Homeownership – 21 min read

How to Get a Mortgage in Texas 

Looking to get a mortgage in Texas but don’t know where to start? We got you—here’s everything you need to know.

Homeownership – 21 min read

Texas is one of the best states in the country—and we’re not just saying that. In fact, more than 884,000 people have started calling Texas their home since 2020. Not only does it have cowboys and astronauts walking on the same streets, but it also offers a booming economy with plenty of jobs waiting for you, more stand-up comedy clubs than you knew you needed, and some of the finest jiujitsu in the world. Whatever you’re interested in, Texas can offer it—Jumbo size. This vast and plentiful state is well-matched with an abundance of hundreds of mortgages, and down payment assistance grants and programs for you to take advantage of if you qualify.

Now that we know everything that Texas offers you must be eager to buy your first home in the Lone Star State. Getting a mortgage, which is the first step of home buying, is one of the biggest financial steps you'll ever take in your life. However, the internet is filled with half-truths, confusing examples, or only half-explained answers, leaving homebuyers with more questions than solid answers. Here we’ll dive into everything you need to know to get a mortgage in Texas.

By the end of this article, you'll know the five steps you'll have to take to get a mortgage in Texas:

• Figuring out your mortgage affordability (a.k.a. your budget)

• Understanding the types of mortgages available

• What to do if you’re applying for a mortgage with a partner

• How to apply for your loan

• How to get your mortgage pre-approval

Are you working on financing your first home? Get a great rate on your mortgage while being matched with up to $30,000 in first-time home buyer grants with Dwelling. Find out how much you qualify for today.

A quick overview of the importance and benefits of a mortgage in Texas

Starting the exciting adventure of buying a home in Texas involves some important steps and things to keep in mind—from assessing your finances to choosing the house of your dreams. 

One crucial part of this process is getting a mortgage, which is basically a way to borrow the money you need to buy your home and pay it back over time—usually in installments across 10 to 30 years. 

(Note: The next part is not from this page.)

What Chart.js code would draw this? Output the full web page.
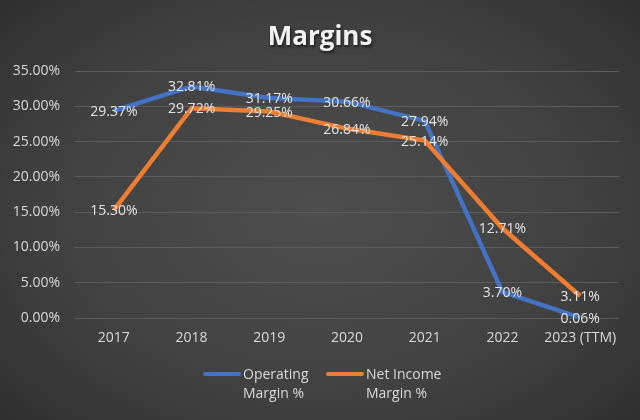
<!DOCTYPE html>
<html>
<head>
<meta charset="utf-8">
<script src="https://cdn.jsdelivr.net/npm/chart.js@4.4.1/dist/chart.umd.min.js"></script>
<style>
  html, body { margin: 0; padding: 0; }
  body {
    width: 640px; height: 420px; overflow: hidden;
    background: radial-gradient(ellipse 75% 80% at 50% 50%, #4e4e4e 0%, #414141 55%, #2b2b2b 100%);
  }
  #wrap { position: relative; width: 640px; height: 420px; }
</style>
</head>
<body>
<div id="wrap"><canvas id="c" width="640" height="420"></canvas></div>
<script>
const categories = ["2017", "2018", "2019", "2020", "2021", "2022", "2023 (TTM)"];
const operatingMargin = [29.37, 32.81, 31.17, 30.66, 27.94, 3.70, 0.06];
const netIncomeMargin = [15.30, 29.72, 29.25, 26.84, 25.14, 12.71, 3.11];
const seriesNames = [["Operating", "Margin %"], ["Net Income", "Margin %"]];
const yTicks = [0, 5, 10, 15, 20, 25, 30, 35];
const titleText = "Margins";

const FONT = "'Open Sans', 'DejaVu Sans', sans-serif";
const BLUE = "#4472C4";
const ORANGE = "#ED7D31";

const labelPlugin = {
  id: "pointLabels",
  afterDatasetsDraw(chart) {
    const ctx = chart.ctx;
    ctx.save();
    ctx.font = "14px " + FONT;
    ctx.fillStyle = "#e4e4e4";
    ctx.textAlign = "center";
    ctx.textBaseline = "middle";
    chart.data.datasets.forEach((ds, i) => {
      const meta = chart.getDatasetMeta(i);
      meta.data.forEach((pt, j) => {
        ctx.fillText(ds.data[j].toFixed(2) + "%", pt.x, pt.y + 1);
      });
    });
    ctx.restore();
  }
};

const titleLegendPlugin = {
  id: "titleLegend",
  afterDraw(chart) {
    const ctx = chart.ctx;
    ctx.save();
    ctx.font = "bold 26px " + FONT;
    ctx.textAlign = "center";
    ctx.textBaseline = "alphabetic";
    ctx.shadowColor = "rgba(0,0,0,0.6)";
    ctx.shadowOffsetX = 1;
    ctx.shadowOffsetY = 2;
    ctx.shadowBlur = 3;
    ctx.fillStyle = "#f2f2f2";
    ctx.fillText(titleText, 320, 45);
    ctx.restore();

    ctx.save();
    const colors = [BLUE, ORANGE];
    const starts = [203, 326];
    ctx.font = "14px " + FONT;
    ctx.textAlign = "left";
    ctx.textBaseline = "middle";
    chart.data.datasets.forEach((ds, i) => {
      const x = starts[i];
      ctx.strokeStyle = colors[i];
      ctx.lineWidth = 4;
      ctx.lineCap = "round";
      ctx.beginPath();
      ctx.moveTo(x + 2, 374);
      ctx.lineTo(x + 36, 374);
      ctx.stroke();
      ctx.fillStyle = "#d9d9d9";
      seriesNames[i].forEach((line, k) => {
        ctx.fillText(line, x + 40, 375 + k * 19);
      });
    });
    ctx.restore();
  }
};

new Chart(document.getElementById("c"), {
  type: "line",
  data: {
    labels: categories,
    datasets: [
      {
        label: seriesNames[0].join(" "),
        data: operatingMargin,
        borderColor: BLUE,
        backgroundColor: BLUE,
        borderWidth: 4.5,
        pointRadius: 0,
        tension: 0,
        order: 2
      },
      {
        label: seriesNames[1].join(" "),
        data: netIncomeMargin,
        borderColor: ORANGE,
        backgroundColor: ORANGE,
        borderWidth: 4.5,
        pointRadius: 0,
        tension: 0,
        order: 1
      }
    ]
  },
  plugins: [labelPlugin, titleLegendPlugin],
  options: {
    responsive: false,
    animation: false,
    devicePixelRatio: 1,
    layout: { padding: { top: 71, left: 0, right: 21, bottom: 72 } },
    plugins: {
      legend: { display: false },
      title: { display: false },
      tooltip: { enabled: false }
    },
    scales: {
      x: {
        offset: true,
        grid: { display: false, drawTicks: false },
        border: { display: false },
        ticks: {
          color: "#d9d9d9",
          font: { family: FONT, size: 14 },
          padding: 12,
          maxRotation: 0,
          autoSkip: false
        },
        afterFit(scale) { scale.height = 30; }
      },
      y: {
        min: 0,
        max: 35,
        afterBuildTicks(scale) { scale.ticks = yTicks.map(v => ({ value: v })); },
        grid: { color: "#5c5c5c", lineWidth: 1, drawTicks: false },
        border: { display: false },
        ticks: {
          color: "#d9d9d9",
          font: { family: FONT, size: 14 },
          padding: 15,
          callback: v => Number(v).toFixed(2) + "%"
        },
        afterFit(scale) { scale.width = 75; }
      }
    }
  }
});
</script>
</body>
</html>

The reason getting a mortgage is such a big deal is that it's like the financial engine that drives your home buying journey. It’ll also be the longest and biggest loan you’ll probably request in your life—you want to get it right! 

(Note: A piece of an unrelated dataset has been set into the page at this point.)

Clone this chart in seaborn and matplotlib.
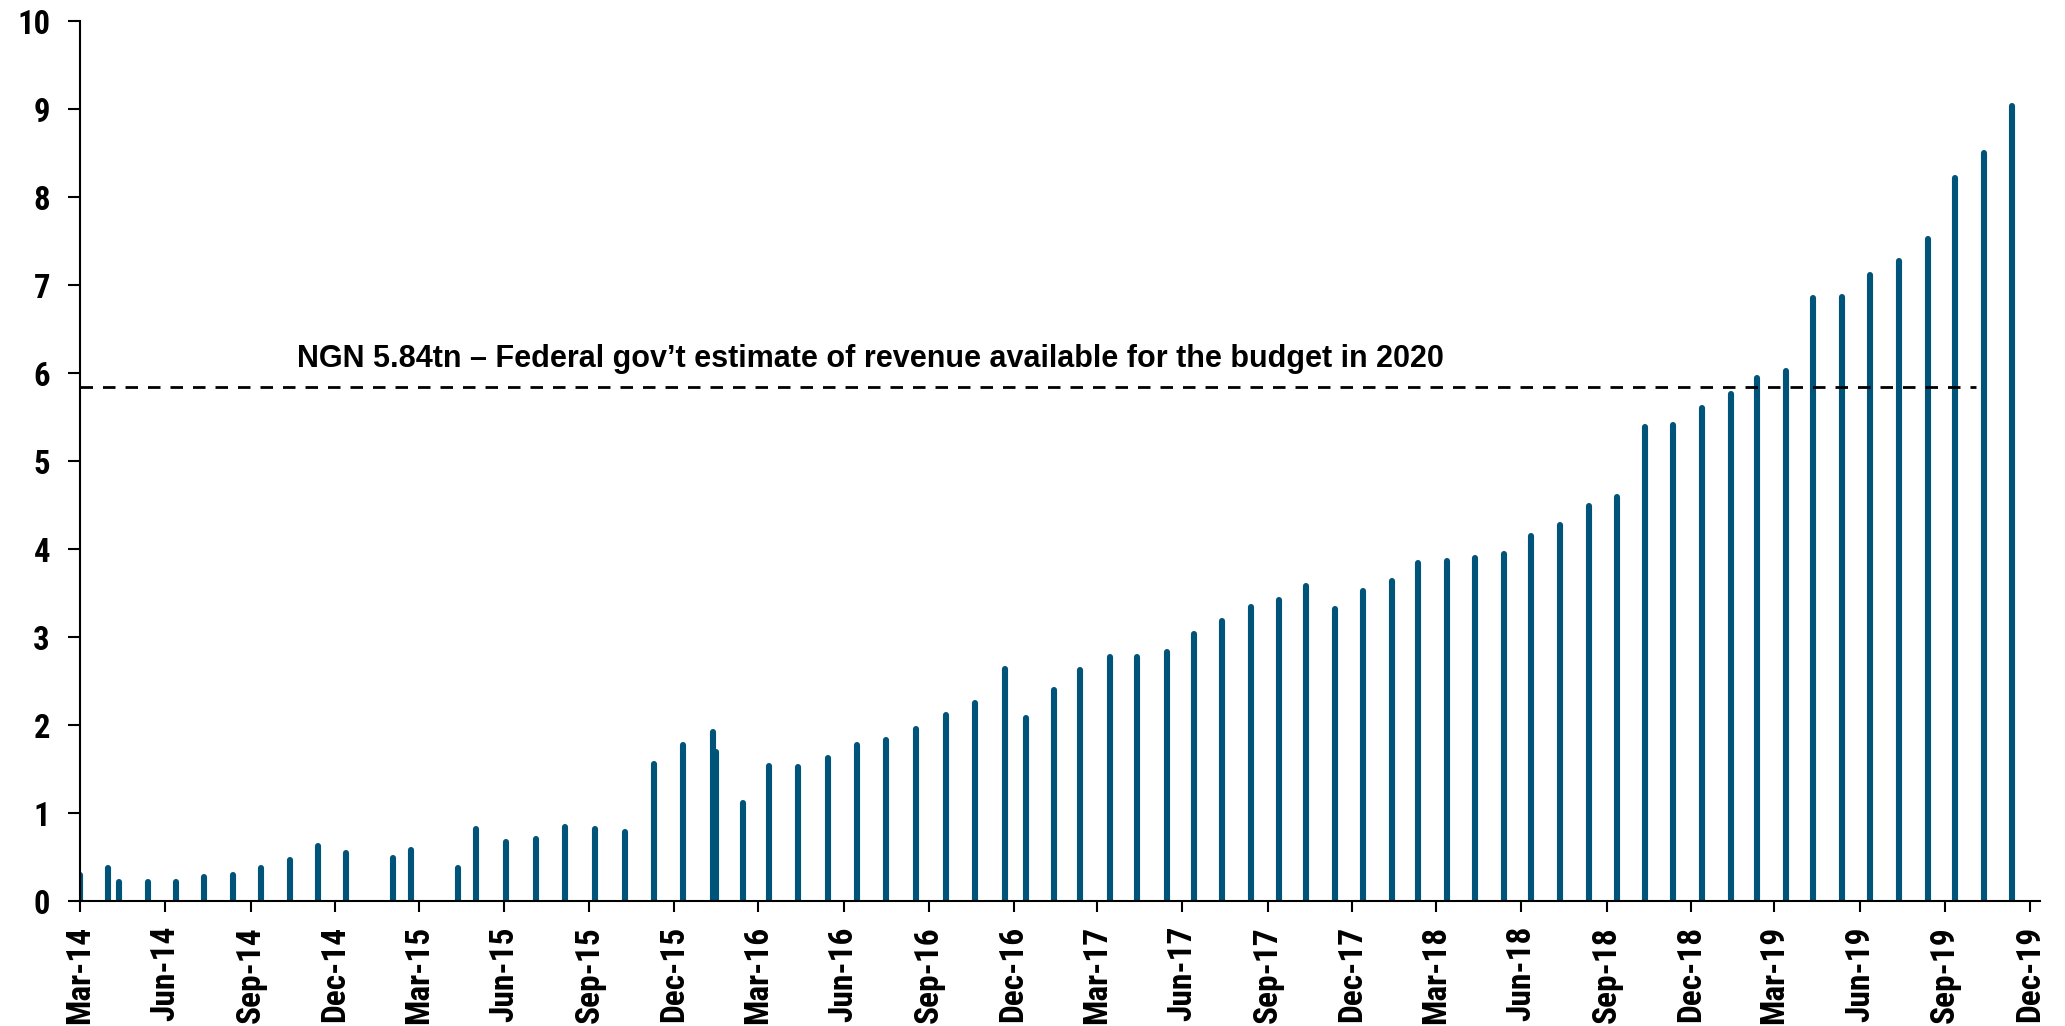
import matplotlib
matplotlib.use("Agg")
import matplotlib.pyplot as plt
import matplotlib.dates as mdates
from matplotlib import font_manager as fm
import numpy as np
import pandas as pd
import seaborn as sns

# Outstanding balance (NGN tn) on each observation date
dates = [
    "2014-03-01", "2014-03-31", "2014-04-12", "2014-05-13", "2014-06-12",
    "2014-07-13", "2014-08-13", "2014-09-12", "2014-10-13", "2014-11-12",
    "2014-12-13", "2015-02-01", "2015-02-21", "2015-04-12", "2015-05-02",
    "2015-06-03", "2015-07-05", "2015-08-06", "2015-09-07", "2015-10-09",
    "2015-11-10", "2015-12-11", "2016-01-12", "2016-01-15", "2016-02-13",
    "2016-03-13", "2016-04-13", "2016-05-15", "2016-06-15", "2016-07-17",
    "2016-08-18", "2016-09-19", "2016-10-21", "2016-11-22", "2016-12-14",
    "2017-01-14", "2017-02-11", "2017-03-15", "2017-04-13", "2017-05-15",
    "2017-06-13", "2017-07-14", "2017-08-14", "2017-09-13", "2017-10-12",
    "2017-11-12", "2017-12-13", "2018-01-13", "2018-02-10", "2018-03-13",
    "2018-04-12", "2018-05-13", "2018-06-12", "2018-07-13", "2018-08-13",
    "2018-09-12", "2018-10-13", "2018-11-12", "2018-12-13", "2019-01-13",
    "2019-02-10", "2019-03-13", "2019-04-12", "2019-05-13", "2019-06-12",
    "2019-07-13", "2019-08-13", "2019-09-12", "2019-10-13", "2019-11-12",
]
values = [
    0.30, 0.37, 0.22, 0.22, 0.22,
    0.27, 0.30, 0.37, 0.47, 0.62,
    0.55, 0.49, 0.58, 0.37, 0.82,
    0.67, 0.70, 0.84, 0.82, 0.78,
    1.56, 1.77, 1.92, 1.69, 1.12,
    1.54, 1.52, 1.63, 1.77, 1.83,
    1.95, 2.12, 2.25, 2.64, 2.08,
    2.40, 2.63, 2.77, 2.77, 2.83,
    3.04, 3.18, 3.34, 3.42, 3.58,
    3.32, 3.52, 3.64, 3.84, 3.86,
    3.90, 3.95, 4.15, 4.27, 4.49,
    4.59, 5.39, 5.41, 5.61, 5.76,
    5.94, 6.03, 6.86, 6.87, 7.12,
    7.27, 7.53, 8.22, 8.50, 9.04,
]

# Budget reference level
budget_value = 5.84
budget_label = "NGN 5.84tn \u2013 Federal gov\u2019t estimate of revenue available for the budget in 2020"
budget_line_start = "2014-03-01"
budget_line_end = "2019-10-04"

x_start = "2014-03-01"
x_end = "2019-12-12"
y_ticks = list(range(0, 11))

bar_color = "#005379"

sns.set_style("ticks")
plt.rcParams["font.family"] = ["Liberation Sans", "DejaVu Sans"]


def narrow_bold(size):
    """Pick a condensed bold face for the tick labels, if one is installed."""
    installed = {f.name for f in fm.fontManager.ttflist}
    for name in ("Liberation Sans Narrow", "Arial Narrow", "Roboto Condensed",
                 "Open Sans Condensed"):
        if name in installed:
            return fm.FontProperties(family=name, weight="bold", size=size)
    for f in fm.fontManager.ttflist:
        if f.name == "DejaVu Sans" and str(f.stretch) in ("condensed", "semi-condensed"):
            return fm.FontProperties(family="DejaVu Sans", stretch="condensed",
                                     weight="bold", size=size)
    return fm.FontProperties(family="Liberation Sans", weight="bold", size=size * 0.82)


xfont = narrow_bold(24)
yfont = narrow_bold(23.5)

# Each stem runs from zero up to its value
stems = pd.DataFrame({
    "date": np.repeat(pd.to_datetime(dates), 2),
    "value": np.ravel([[0.0, v] for v in values]),
    "obs": np.repeat(np.arange(len(dates)), 2),
})

fig = plt.figure(figsize=(20.65, 10.26), dpi=100)
ax = fig.add_axes([0.03874, 0.1218, 0.9491, 0.8574])

sns.lineplot(
    data=stems, x="date", y="value", units="obs", estimator=None,
    color=bar_color, linewidth=4.4, solid_capstyle="round", ax=ax,
    legend=False,
)

# Dashed budget line and its caption
ref = pd.DataFrame({
    "date": pd.to_datetime([budget_line_start, budget_line_end]),
    "value": [budget_value, budget_value],
})
sns.lineplot(data=ref, x="date", y="value", color="black", linewidth=2.0,
             ax=ax, legend=False)
ax.lines[-1].set_dashes((4.5, 3.6))
ax.text(0.1106, 0.607, budget_label, transform=ax.transAxes,
        ha="left", va="baseline", fontsize=22, fontweight="bold", color="black")

ax.set_xlim(pd.Timestamp(x_start), pd.Timestamp(x_end))
ax.set_ylim(0, 10)
ax.set_yticks(y_ticks)
ax.set_yticklabels([str(t) for t in y_ticks])

ax.xaxis.set_major_locator(mdates.MonthLocator(bymonth=[3, 6, 9, 12]))
ax.xaxis.set_major_formatter(mdates.DateFormatter("%b-%y"))

ax.tick_params(axis="x", length=8, width=1.5, pad=10, colors="black")
ax.tick_params(axis="y", length=8.6, width=1.5, pad=13, colors="black")

fig.canvas.draw()
for lab in ax.get_xticklabels():
    lab.set_fontproperties(xfont)
    lab.set_rotation(90)
    lab.set_ha("center")
    lab.set_va("top")
for lab in ax.get_yticklabels():
    lab.set_fontproperties(yfont)

ax.set_xlabel("")
ax.set_ylabel("")
sns.despine(ax=ax)
for side in ("left", "bottom"):
    ax.spines[side].set_linewidth(1.5)
    ax.spines[side].set_color("black")

fig.savefig("out.png", dpi=100)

In Texas, where the real estate scene is notoriously competitive, having a mortgage pre-approval can put you ahead of other keen homebuyers. A mortgage pre-approval tells sellers that you're a serious and qualified buyer. It also helps you understand your budget for house hunting. 

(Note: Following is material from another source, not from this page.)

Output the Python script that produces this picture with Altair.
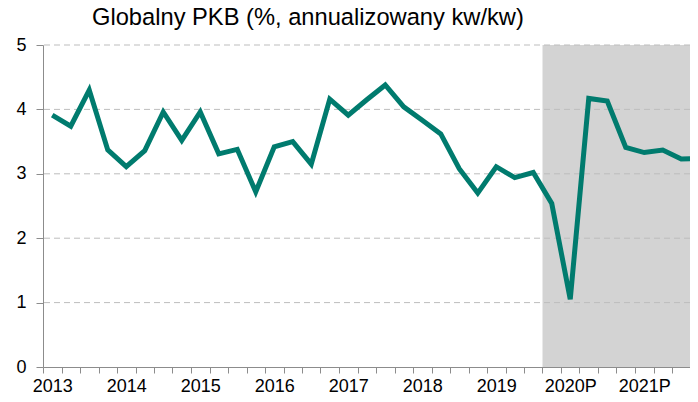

The type of mortgage you choose, like a conventional mortgage, a government-backed mortgage, or a fixed-rate or adjustable-rate mortgage, can have a massive impact on your long-term financial stability. 

Understanding your mortgage options and their terms and conditions is essential for making smart choices that match your money goals and ensure a smooth transition into homeownership. 

Mortgages 101: Understanding the basics of mortgages

Before we tell you the five steps you need to take to get a mortgage in Texas, we need to explain exactly what a mortgage is. 

In basic terms, a mortgage is the money you get from a bank to buy your primary residence. You’ll then agree to a payback schedule—usually 30 years—and that’s what sets the terms and amounts that you’ll be paying monthly for the loan. 

The four factors that you need to take into consideration when you budget for your monthly mortgage payments are P.I.T.I.

Principal: the actual amount you borrowed from the bank. For example, a $350,000 house with a 3.5% down payment ($12,250) would require you to borrow $337,750—this is your principal. This is the amount that will be used to calculate the interest rate. 

Interest: what your bank charges you for lending you the money. If you’re a high risk for the bank (like if you have a lower credit score), you’ll get a higher interest rate to compensate for the risk they take on lending you the money. 

Taxes: property taxes are used by the government to maintain the infrastructure and community you’ll be moving into. These taxes are typically calculated on the assessed value of the home. If you pay less than 20% down payment, lenders are required to roll them (and your insurance) into your mortgage payments by adding them into an escrow account, so that when the payment is due the lender pays the municipality directly.  

Insurance: property insurance is money you pay so that if something happens to your home (a tree falls on your house, for example) you can get compensation based on a covered claim. 

Although your mortgage is technically only your interest and principal, you still need to account for the taxes and insurance to budget properly as these are required payments. 

Depending on the mortgage of your choosing you’ll be paying a fixed interest mortgage rate or an adjustable interest rate. 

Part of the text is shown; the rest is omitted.